Plaintiff Stephen Herbits, a Miami businessman and resident of the nearby Venetian Islands who accused the city in a July 3 lawsuit of seeking to expand the project without public input, says in this latest action that city officials' failures to respond to his requests for records related to their efforts to keep developer Flagstone Island Gardens LLC's project alive is obstructing his and other citizens' efforts to determine the legality of their government's actions.
“Several records already uncovered by plaintiff show that the city has in fact violated several state and local laws, including the City of Miami Charter, and may have violated other laws as well,” Herbits said.
“Defendants' current failure to comply with their obligations under the [Florida Statutes] Chapter 119 not only violates the public records law, but improperly denies plaintiff and the public information to which they are entitled in order to learn what their government is doing and take appropriate action if they so choose,” he added.
In addition to the city, the one-count suit for enforcement of the public records law also names City Manager Daniel Alfonso, Deputy City Manager and Chief of Infrastructure Alice Bravo, Planning and Zoning Director Francisco Garcia, Zoning Administrator Irene Hegedus, City Attorney Victoria Mendez and the Director of Public Facilities Henry Torre as defendants.
The Flagstone development project — originally approved by Miami voters in 2001 — includes a plans for a 50-slip marina that holds yachts up to 400 feet, more than 200,000 square feet for restaurants and retail, two luxury hotels with upward of 600 keys, entertainment and cultural and a fish market, according to information from the city and developer.
It would generate about 2,500 permanent jobs and 10,000 temporary jobs during construction, according to the city's Department of Real Estate Asset Management.
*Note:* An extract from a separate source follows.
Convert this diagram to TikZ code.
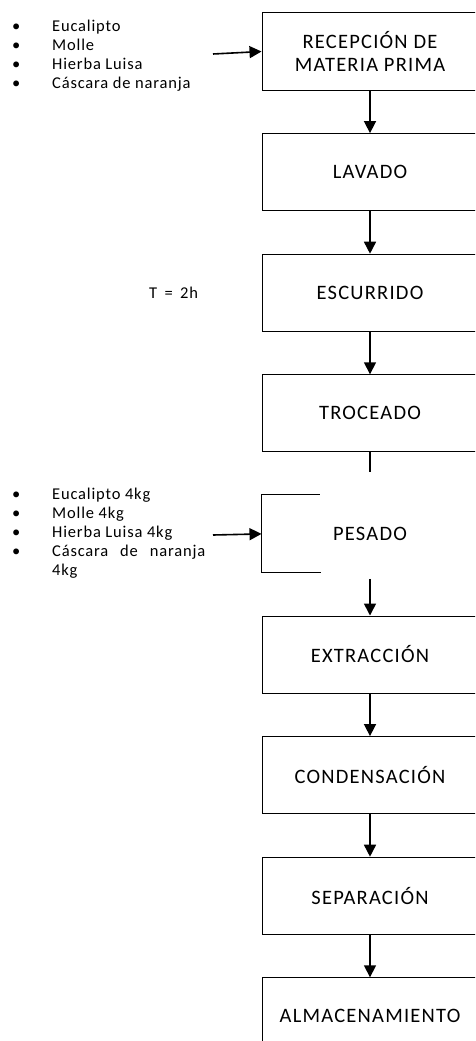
\documentclass[tikz,border=0pt]{standalone}
\usepackage{fontspec}
\setmainfont{Carlito}
\newfontfamily\boxfont[LetterSpace=6]{Carlito}
\newfontfamily\listfont[LetterSpace=5]{Carlito}
\usetikzlibrary{positioning,arrows.meta}

\begin{document}
\begin{tikzpicture}[x=1pt, y=-1pt,
  box/.style={draw, line width=1pt, minimum width=216pt, minimum height=77pt, inner sep=0pt, align=center, font=\boxfont\fontsize{20.5}{23}\selectfont},
  arr/.style={-{Triangle[length=12pt, width=12pt]}, line width=1.6pt},
  lista/.style={anchor=north west, inner sep=0pt, align=left, font=\listfont\fontsize{16.5}{19}\selectfont},
  lbl/.style={font=\listfont\fontsize{16.5}{19}\selectfont}
]
\clip (0,0) rectangle (475,1041);

% process column
\node[box] (recepcion) at (370,51.5) {RECEPCIÓN DE\\MATERIA PRIMA};
\node[box, below=42.6pt of recepcion] (lavado) {LAVADO};
\node[box, below=42.6pt of lavado] (escurrido) {ESCURRIDO};
\node[box, below=42.6pt of escurrido] (troceado) {TROCEADO};
\node[box, draw=none, below=42.6pt of troceado] (pesado) {PESADO};
\node[box, below=42.6pt of pesado] (extraccion) {EXTRACCIÓN};
\node[box, below=42.6pt of extraccion] (condensacion) {CONDENSACIÓN};
\node[box, below=42.6pt of condensacion] (separacion) {SEPARACIÓN};
\node[box, below=42.6pt of separacion] (almacen) {ALMACENAMIENTO};

% broken outline of PESADO
\draw[line width=1pt] ([xshift=58pt]pesado.north west) -- (pesado.north west)
  -- (pesado.south west) -- ([xshift=59pt]pesado.south west);

% inputs
\node[lista] (insumos) at (12,19.5) {%
  \makebox[40pt][l]{\textbullet}Eucalipto\\
  \makebox[40pt][l]{\textbullet}Molle\\
  \makebox[40pt][l]{\textbullet}Hierba Luisa\\
  \makebox[40pt][l]{\textbullet}Cáscara de naranja};
\node[lista] (pesos) at (12,488) {%
  \makebox[40pt][l]{\textbullet}Eucalipto 4kg\\
  \makebox[40pt][l]{\textbullet}Molle 4kg\\
  \makebox[40pt][l]{\textbullet}Hierba Luisa 4kg\\
  \makebox[40pt][l]{\textbullet}\makebox[153pt][s]{Cáscara de naranja}\\
  \makebox[40pt][l]{}4kg};
\node[lbl, left=60pt of escurrido] (tiempo) {T\,\ =\,\ 2h};

\coordinate (in1) at (213,54);
\coordinate (in2) at (213,535);
\coordinate[below=20pt of troceado] (corte);

% connectors
\draw[arr] (in1) -- (recepcion.west);
\draw[arr] (in2) -- (pesado.west);
\draw[arr] (recepcion) -- (lavado);
\draw[arr] (lavado) -- (escurrido);
\draw[arr] (escurrido) -- (troceado);
\draw[line width=1.6pt] (troceado.south) -- (corte);
\draw[arr, shorten <=6pt] (pesado.south) -- (extraccion.north);
\draw[arr] (extraccion) -- (condensacion);
\draw[arr] (condensacion) -- (separacion);
\draw[arr] (separacion) -- (almacen);

\end{tikzpicture}
\end{document}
Herbits has asked the court to call an immediate hearing ordering the defendants to show cause why the requested records should not be produced and instructing them to produce them. He also seeks legal costs and attorneys' fees for the suit.
As an example of city officials' conduct, Herbits cites a recent traffic study for the area, including the heavily trafficked MacArthur Causeway which connects downtown Miami and Miami Beach through Watson Island.
As of a February 2014 records request, the city had not provided any traffic studies conducted more recently than 2004. At a May 13 meeting of the Florida Cabinet, however, Bravo defended the property's eligibility for a deed modification by saying, “A traffic study was updated in November 2013 that showed a favorable outcome.”
Following another records request filed a few days later, the city on May 19 produced a document titled “Island Gardens Traffic Study,” Herbits said, but it has not provided any of the related prior or subsequent correspondence, amendments, edits or other records requested.
City commissioners approved a deal in May under which Flagstone agreed to pay a minimum of $2 million in rent annually to the city for the property and the deadline for construction to commence was extended to June 2.
Despite multiple public requests since then, the city has not provided documents on the ground lease or proof that Flagstone delivered to the city showing that the company met the required conditions to maintain its development rights, Herbits said.
This includes timesheet entries reportedly provided by the city to a local news outlet showing Flagstone's environmental consultant had done work that the city and Flagstone say qualifies as “start of construction.”
As of Friday, “the city has produced only a miniscule number of paper documents since October 2013, and has produced no electronic or paper records of any kind dated later than May 5, 2014, despite evidence of substantial ongoing activity within the city and despite Chapter 119 requests by plaintiff covering these time periods,” Herbits says.
Alfonso, Bravo, Mendez and Torre have not responded at all to July 3 requests Herbits says he directed to them individually in light of the alleged lack of compliance by the city. Garcia and Hegedus, or their offices, have provided some documents in response to that request, but Herbits says he has reason to believe their responses were incomplete.
“With possible legal deadlines looming for members of the public to challenge the city's actions, it is imperative that this court act immediately and order the city to comply with its obligations [under the Florida Constitution and Florida Statutes],” he said.
Garcia, the planning and zoning director, referred inquiries to the city attorney's office.
"We hope to dispose of this case swiftly," City Attorney Mendez told Law360 Tuesday afternoon, declining further comment while litigation is pending.
Herbits is represented by Samuel J. Dubbin of Dubbin & Kravetz LLP.
The city is represented by City Attorney Victoria Mendez. Counsel information for the individual defendants was not immediately available.
The case is Herbits v. City of Miami et al., case number 2014-21347-CA-01, in the Circuit Court for the Eleventh Judicial Circuit of Florida.